Linguistics course design
The assessment for the module consists of a portfolio of work, of up to 6,000 words maximum, related to the design of a specific course. Students with teaching experience could base the work on a real group of students that they are teaching or have taught. Those without teaching experience can either base the work on a class in which they have been a learner, or on an imaginary class, or on a scenario provided by the module tutor.
The portfolio should demonstrate a good awareness of theory and research, and should be supported by wide reading in these areas. In aIDition to a contents page and bibliography, the portfolio should contain the seven sections outlined below.
1. A situation and needs analysis, giving all details available before the course begins.
This section includes a situation and needs analyses related to the students the course you are desigining for. For example, you may have information about the students from their previous teachers, or you may be able to send out a pre-course questionnaire or even interview your students before the course, or you may have the results of a placement test. On the other hand, you may know very little about individual students before the first class.
2. Aims and objectives for your course.
These should be the overall aims and objectives you set before the course begins. They may be modified during the course to a greater or lesser extent.
3. An explanation of how you arrived at the initial aims and objectives.
This should be related both to the situation analysis in (1) and to your wider knowledge and beliefs about language, language acquisition and teaching.
4. An initial course design for about the first twenty hours of teaching.
The exact number of hours covered should be chosen as appropriate for your situation. Include details of how you selected the content, how the content relates to the course objectives, how you decided on the sequencing of the content, and how the course incorporates a sense of progression. You should make reference to your knowledge and beliefs about language, language acquisition and teaching.

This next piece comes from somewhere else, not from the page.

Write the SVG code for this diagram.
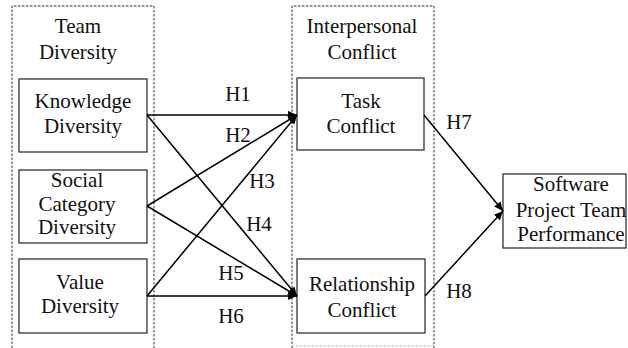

5. A discussion of how you will implement and adapt the course design.
Describe the factors that you will take into account in your on-going planning. These should include your initial aims and objectives as well as assessment of the students and evaluation of the course.
6. A book review of language teaching materials.
This should also relate to your particular context, learners and view of the syllabus. If you have based previous sections on a particular course, you must not use the same course book for this section.
7. Three activities / tasks for different lessons in your course.
These should also relate to the specified group. One of the activities should use materials you have created yourself, and the others should provide evidence of adaptation. Adapted materials should be accompanied by details of how and why you have adapted them for your students. Materials you have created should be labelled as such and be accompanied by a brief rationale for their design and an evaluation of their effectiveness. You should acknowledge the source of any material that you did not write yourself.